Excerpt from the article:

Two families hiding a Jewish man and his young son. Siblings informing on their own brother and his Jewish wife. A decent German army police commander, killed just after the war. Jewish women who died because someone was tempted by their alleged “treasures”.

The memory of the Holocaust in Koźminek (near Kalisz) is fragmented and fading; all that can save it from oblivion are the recollections of its residents.

(…)

Ryszard Kapłonek can’t remember when exactly they arrived. In the beginning, his parents didn’t tell him anything. Long after the war, Szlamek told Ryszard that his father, Józef Kapłonek, kept it secret even from his own brother. Szlamek told Ryszard about a conversation he once overheard when he was hiding in the hay. Józef’s brother came to the stable where the boy and his father were hiding. He wanted to know the Bruks’ whereabouts, because he’d heard some gossip. Józef pretended he had no idea what his brother was talking about. When he left, Józef went to Chaim and said that “he’d get drunk and start telling people I was hiding Jews. There are some things you just don’t talk about.”

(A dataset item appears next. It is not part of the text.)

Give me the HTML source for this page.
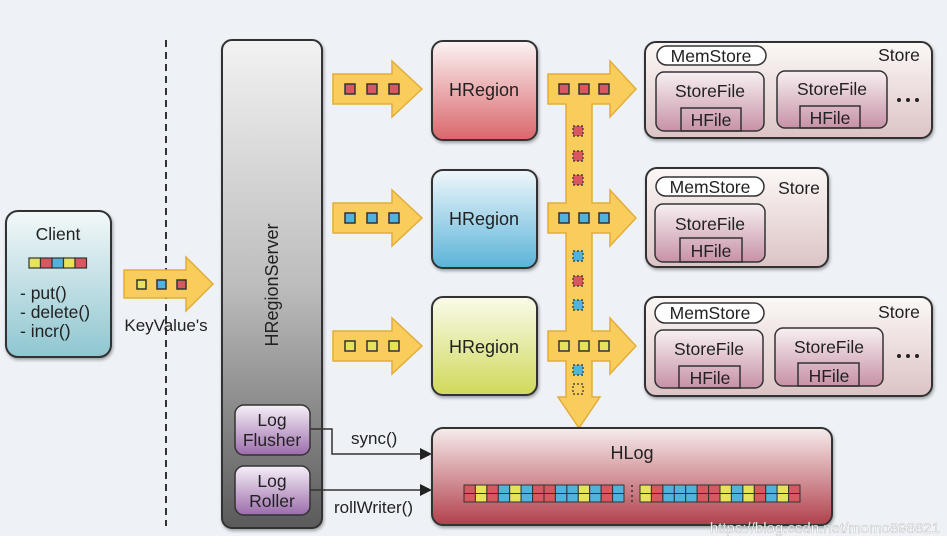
<!DOCTYPE html>
<html><head><meta charset="utf-8"><style>
html,body{margin:0;padding:0;background:#fff;}
svg{display:block;font-family:"Liberation Sans",sans-serif;}
</style></head><body>
<svg width="947" height="548" viewBox="0 0 947 548" xmlns="http://www.w3.org/2000/svg">
<defs>
<linearGradient id="cl" x1="0" y1="0" x2="0" y2="1"><stop offset="0" stop-color="#f3f8f9"/><stop offset="1" stop-color="#8fc6d0"/></linearGradient>
<linearGradient id="srv" x1="0" y1="0" x2="0" y2="1"><stop offset="0" stop-color="#f2f2f2"/><stop offset="0.5" stop-color="#bdbdbd"/><stop offset="1" stop-color="#5a5a5a"/></linearGradient>
<linearGradient id="pur" x1="0" y1="0" x2="0" y2="1"><stop offset="0" stop-color="#f6f0f8"/><stop offset="1" stop-color="#9c6cac"/></linearGradient>
<linearGradient id="red" x1="0" y1="0" x2="0" y2="1"><stop offset="0" stop-color="#fbf3f3"/><stop offset="1" stop-color="#d9666b"/></linearGradient>
<linearGradient id="blu" x1="0" y1="0" x2="0" y2="1"><stop offset="0" stop-color="#f0f7fb"/><stop offset="1" stop-color="#5ab3d8"/></linearGradient>
<linearGradient id="yel" x1="0" y1="0" x2="0" y2="1"><stop offset="0" stop-color="#fafbea"/><stop offset="1" stop-color="#cfd95a"/></linearGradient>
<linearGradient id="st" x1="0" y1="0" x2="0" y2="1"><stop offset="0" stop-color="#fbf8f6"/><stop offset="1" stop-color="#dcc3c4"/></linearGradient>
<linearGradient id="sf" x1="0" y1="0" x2="0" y2="1"><stop offset="0" stop-color="#f7f0f2"/><stop offset="1" stop-color="#c791a6"/></linearGradient>
<linearGradient id="hl" x1="0" y1="0" x2="0" y2="1"><stop offset="0" stop-color="#f6ecec"/><stop offset="1" stop-color="#b1404c"/></linearGradient>
<filter id="sh" x="-10%" y="-10%" width="130%" height="130%"><feDropShadow dx="1" dy="2" stdDeviation="1.5" flood-opacity="0.35"/></filter>
</defs>
<rect width="947" height="536" fill="#eef2f7"/>
<rect y="536" width="947" height="12" fill="#ffffff"/>

<line x1="166" y1="40" x2="166" y2="526" stroke="#333" stroke-width="2" stroke-dasharray="7,5"/>

<rect x="6" y="211" width="105" height="146" rx="12" fill="url(#cl)" stroke="#333" stroke-width="2" filter="url(#sh)"/>
<text x="58" y="240" font-size="17.5" text-anchor="middle" fill="#222">Client</text>
<g stroke="#333" stroke-width="1.2">
<rect x="29" y="258" width="11.5" height="10" fill="#e6e35a"/><rect x="40.5" y="258" width="11.5" height="10" fill="#d9575e"/><rect x="52" y="258" width="11.5" height="10" fill="#4fb3dc"/><rect x="63.5" y="258" width="11.5" height="10" fill="#e6e35a"/><rect x="75" y="258" width="11.5" height="10" fill="#d9575e"/>
</g>
<text x="20" y="299" font-size="17.5" fill="#222">- put()</text>
<text x="20" y="318" font-size="17.5" fill="#222">- delete()</text>
<text x="20" y="337" font-size="17.5" fill="#222">- incr()</text>

<path d="M124,270 H186 V257 L213,284 L186,311 V298 H124 Z" fill="#f8cd5c" stroke="#e3ad3c" stroke-width="1.5"/>
<g stroke="#333" stroke-width="1.5">
<rect x="137" y="280" width="9" height="9" fill="#e6e35a"/><rect x="157" y="280" width="9" height="9" fill="#4fb3dc"/><rect x="177" y="280" width="9" height="9" fill="#d9575e"/>
</g>
<text x="166" y="331" font-size="17" text-anchor="middle" fill="#222">KeyValue's</text>

<rect x="222" y="40" width="100" height="488" rx="10" fill="url(#srv)" stroke="#333" stroke-width="2" filter="url(#sh)"/>
<text transform="translate(278,285) rotate(-90)" font-size="18" text-anchor="middle" fill="#222">HRegionServer</text>
<rect x="235" y="405" width="75" height="50" rx="9" fill="url(#pur)" stroke="#333" stroke-width="1.5"/>
<text x="272" y="426" font-size="17.5" text-anchor="middle" fill="#222">Log</text>
<text x="272" y="446" font-size="17.5" text-anchor="middle" fill="#222">Flusher</text>
<rect x="235" y="466" width="75" height="49" rx="9" fill="url(#pur)" stroke="#333" stroke-width="1.5"/>
<text x="272" y="487" font-size="17.5" text-anchor="middle" fill="#222">Log</text>
<text x="272" y="507" font-size="17.5" text-anchor="middle" fill="#222">Roller</text>

<polyline points="310,429 332,429 332,454 424,454" fill="none" stroke="#333" stroke-width="1.5"/>
<path d="M420,448 L432,454 L420,460 Z" fill="#222"/>
<text x="351" y="444" font-size="17" fill="#222">sync()</text>
<line x1="310" y1="490" x2="424" y2="490" stroke="#333" stroke-width="1.5"/>
<path d="M420,484 L432,490 L420,496 Z" fill="#222"/>
<text x="334" y="513" font-size="17" fill="#222">rollWriter()</text>

<path d="M333,74 H392 V61 L422,89 L392,117 V104 H333 Z" fill="#f8cd5c" stroke="#e3ad3c" stroke-width="1.5"/>
<path d="M333,203 H392 V190 L422,218 L392,246 V233 H333 Z" fill="#f8cd5c" stroke="#e3ad3c" stroke-width="1.5"/>
<path d="M333,331 H392 V318 L422,346 L392,374 V361 H333 Z" fill="#f8cd5c" stroke="#e3ad3c" stroke-width="1.5"/>
<g stroke="#333" stroke-width="1.5">
<rect x="345" y="84" width="10" height="10" fill="#d9575e"/><rect x="367" y="84" width="10" height="10" fill="#d9575e"/><rect x="389" y="84" width="10" height="10" fill="#d9575e"/>
<rect x="345" y="213" width="10" height="10" fill="#4fb3dc"/><rect x="367" y="213" width="10" height="10" fill="#4fb3dc"/><rect x="389" y="213" width="10" height="10" fill="#4fb3dc"/>
<rect x="345" y="341" width="10" height="10" fill="#e6e35a"/><rect x="367" y="341" width="10" height="10" fill="#e6e35a"/><rect x="389" y="341" width="10" height="10" fill="#e6e35a"/>
</g>

<rect x="432" y="41" width="105" height="99" rx="11" fill="url(#red)" stroke="#333" stroke-width="2" filter="url(#sh)"/>
<text x="484" y="96" font-size="18" text-anchor="middle" fill="#222">HRegion</text>
<rect x="432" y="170" width="105" height="98" rx="11" fill="url(#blu)" stroke="#333" stroke-width="2" filter="url(#sh)"/>
<text x="484" y="225" font-size="18" text-anchor="middle" fill="#222">HRegion</text>
<rect x="432" y="297" width="105" height="98" rx="11" fill="url(#yel)" stroke="#333" stroke-width="2" filter="url(#sh)"/>
<text x="484" y="353" font-size="18" text-anchor="middle" fill="#222">HRegion</text>

<path d="M566,74 H548 V104 H566 V203 H548 V233 H566 V331 H548 V361 H566 V397 H558 L579,428 L600,397 H592 V361 H610 V374 L636,346 L610,318 V331 H592 V233 H610 V246 L636,218 L610,190 V203 H592 V104 H610 V117 L636,89 L610,61 V74 Z" fill="#f8cd5c" stroke="#e3ad3c" stroke-width="1.5"/>
<g stroke="#333" stroke-width="1.5">
<rect x="559" y="84" width="10" height="10" fill="#d9575e"/><rect x="579" y="84" width="10" height="10" fill="#d9575e"/><rect x="599" y="84" width="10" height="10" fill="#d9575e"/>
<rect x="559" y="213" width="10" height="10" fill="#4fb3dc"/><rect x="579" y="213" width="10" height="10" fill="#4fb3dc"/><rect x="599" y="213" width="10" height="10" fill="#4fb3dc"/>
<rect x="559" y="341" width="10" height="10" fill="#e6e35a"/><rect x="579" y="341" width="10" height="10" fill="#e6e35a"/><rect x="599" y="341" width="10" height="10" fill="#e6e35a"/>
</g>
<g stroke="#333" stroke-width="1.2" stroke-dasharray="2,2">
<rect x="573" y="126" width="10" height="10" fill="#d9575e"/><rect x="573" y="151" width="10" height="10" fill="#d9575e"/><rect x="573" y="175" width="10" height="10" fill="#d9575e"/>
<rect x="573" y="251" width="10" height="10" fill="#4fb3dc"/><rect x="573" y="276" width="10" height="10" fill="#d9575e"/><rect x="573" y="300" width="10" height="10" fill="#4fb3dc"/>
<rect x="573" y="365" width="10" height="10" fill="#4fb3dc"/><rect x="573" y="384" width="10" height="10" fill="none"/>
</g>

<g stroke="#333">
<rect x="645" y="42" width="287" height="96" rx="11" fill="url(#st)" stroke-width="2" filter="url(#sh)"/>
<rect x="657" y="46" width="109" height="19" rx="9.5" fill="#fff" stroke-width="1.5"/>
<rect x="656" y="72" width="108" height="59" rx="8" fill="url(#sf)" stroke-width="1.5"/>
<rect x="681" y="108" width="60" height="23" fill="none" stroke-width="1.5"/>
<rect x="777" y="71" width="110" height="57" rx="8" fill="url(#sf)" stroke-width="1.5"/>
<rect x="800" y="106" width="60" height="22" fill="none" stroke-width="1.5"/>

<rect x="646" y="168" width="182" height="99" rx="11" fill="url(#st)" stroke-width="2" filter="url(#sh)"/>
<rect x="656" y="177" width="108" height="19" rx="9.5" fill="#fff" stroke-width="1.5"/>
<rect x="655" y="204" width="110" height="58" rx="8" fill="url(#sf)" stroke-width="1.5"/>
<rect x="680" y="238" width="62" height="24" fill="none" stroke-width="1.5"/>

<rect x="645" y="297" width="287" height="99" rx="11" fill="url(#st)" stroke-width="2" filter="url(#sh)"/>
<rect x="655" y="303" width="109" height="20" rx="10" fill="#fff" stroke-width="1.5"/>
<rect x="655" y="330" width="108" height="58" rx="8" fill="url(#sf)" stroke-width="1.5"/>
<rect x="679" y="366" width="61" height="22" fill="none" stroke-width="1.5"/>
<rect x="775" y="328" width="108" height="58" rx="8" fill="url(#sf)" stroke-width="1.5"/>
<rect x="798" y="363" width="61" height="23" fill="none" stroke-width="1.5"/>
</g>
<g font-size="17.5" fill="#222" text-anchor="middle">
<text x="711" y="62">MemStore</text><text x="899" y="61">Store</text>
<text x="710" y="97">StoreFile</text><text x="711" y="126">HFile</text>
<text x="832" y="95">StoreFile</text><text x="830" y="124">HFile</text>
<text x="710" y="193">MemStore</text><text x="799" y="194">Store</text>
<text x="710" y="230">StoreFile</text><text x="711" y="257">HFile</text>
<text x="710" y="319">MemStore</text><text x="899" y="318">Store</text>
<text x="709" y="355">StoreFile</text><text x="710" y="384">HFile</text>
<text x="829" y="353">StoreFile</text><text x="829" y="382">HFile</text>
</g>
<g fill="#222"><circle cx="899" cy="100" r="2"/><circle cx="908" cy="100" r="2"/><circle cx="917" cy="100" r="2"/>
<circle cx="899" cy="356" r="2"/><circle cx="908" cy="356" r="2"/><circle cx="917" cy="356" r="2"/></g>

<rect x="432" y="428" width="400" height="97" rx="11" fill="url(#hl)" stroke="#333" stroke-width="2" filter="url(#sh)"/>
<text x="632" y="459" font-size="18" text-anchor="middle" fill="#222">HLog</text>
<g stroke="#333" stroke-width="1">
<rect x="464" y="485" width="11.4" height="17" fill="#d9575e"/><rect x="475.4" y="485" width="11.4" height="17" fill="#e6e35a"/><rect x="486.9" y="485" width="11.4" height="17" fill="#d9575e"/><rect x="498.3" y="485" width="11.4" height="17" fill="#4fb3dc"/><rect x="509.7" y="485" width="11.4" height="17" fill="#e6e35a"/><rect x="521.1" y="485" width="11.4" height="17" fill="#4fb3dc"/><rect x="532.6" y="485" width="11.4" height="17" fill="#d9575e"/><rect x="544" y="485" width="11.4" height="17" fill="#d9575e"/><rect x="555.4" y="485" width="11.4" height="17" fill="#4fb3dc"/><rect x="566.9" y="485" width="11.4" height="17" fill="#4fb3dc"/><rect x="578.3" y="485" width="11.4" height="17" fill="#e6e35a"/><rect x="589.7" y="485" width="11.4" height="17" fill="#4fb3dc"/><rect x="601.1" y="485" width="11.4" height="17" fill="#d9575e"/><rect x="612.6" y="485" width="11.4" height="17" fill="#4fb3dc"/>
<rect x="640" y="485" width="11.4" height="17" fill="#e6e35a"/><rect x="651.4" y="485" width="11.4" height="17" fill="#d9575e"/><rect x="662.9" y="485" width="11.4" height="17" fill="#4fb3dc"/><rect x="674.3" y="485" width="11.4" height="17" fill="#4fb3dc"/><rect x="685.7" y="485" width="11.4" height="17" fill="#4fb3dc"/><rect x="697.1" y="485" width="11.4" height="17" fill="#d9575e"/><rect x="708.6" y="485" width="11.4" height="17" fill="#d9575e"/><rect x="720" y="485" width="11.4" height="17" fill="#e6e35a"/><rect x="731.4" y="485" width="11.4" height="17" fill="#4fb3dc"/><rect x="742.9" y="485" width="11.4" height="17" fill="#e6e35a"/><rect x="754.3" y="485" width="11.4" height="17" fill="#d9575e"/><rect x="765.7" y="485" width="11.4" height="17" fill="#4fb3dc"/><rect x="777.1" y="485" width="11.4" height="17" fill="#e6e35a"/><rect x="788.6" y="485" width="11.4" height="17" fill="#d9575e"/>
<line x1="464" y1="493.5" x2="624" y2="493.5"/><line x1="640" y1="493.5" x2="800" y2="493.5"/>
</g>
<line x1="632" y1="485" x2="632" y2="502" stroke="#333" stroke-width="1.5" stroke-dasharray="2,3"/>

<text x="940" y="533" font-size="15" text-anchor="end" fill="#ffffff" stroke="#999" stroke-width="0.3" opacity="0.9">https://blog.csdn.net/momo898821</text>
</svg>
</body></html>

Ryszard didn’t know his parents were hiding Jews until he once found Chaim in the hay by accident when he was playing hide-and-seek. One day he was home alone with his sister who was ten years older than him. It was freezing outside when he happened to see his sister getting ready to go out with a small pot. He asked her where she was going. She told him that she was taking some hot tea out for the angels so they didn’t get too cold. He was too little to question her explanation. His parents later taught him to stay quiet about the whole thing and he solemnly obeyed.

Szlamek’s father told the boy that he mustn’t make a sound, even if the Germans were combing through hay and pierced him through the heart with a pitchfork. If they found them, the Germans would kill them along with the whole Kapłonek family.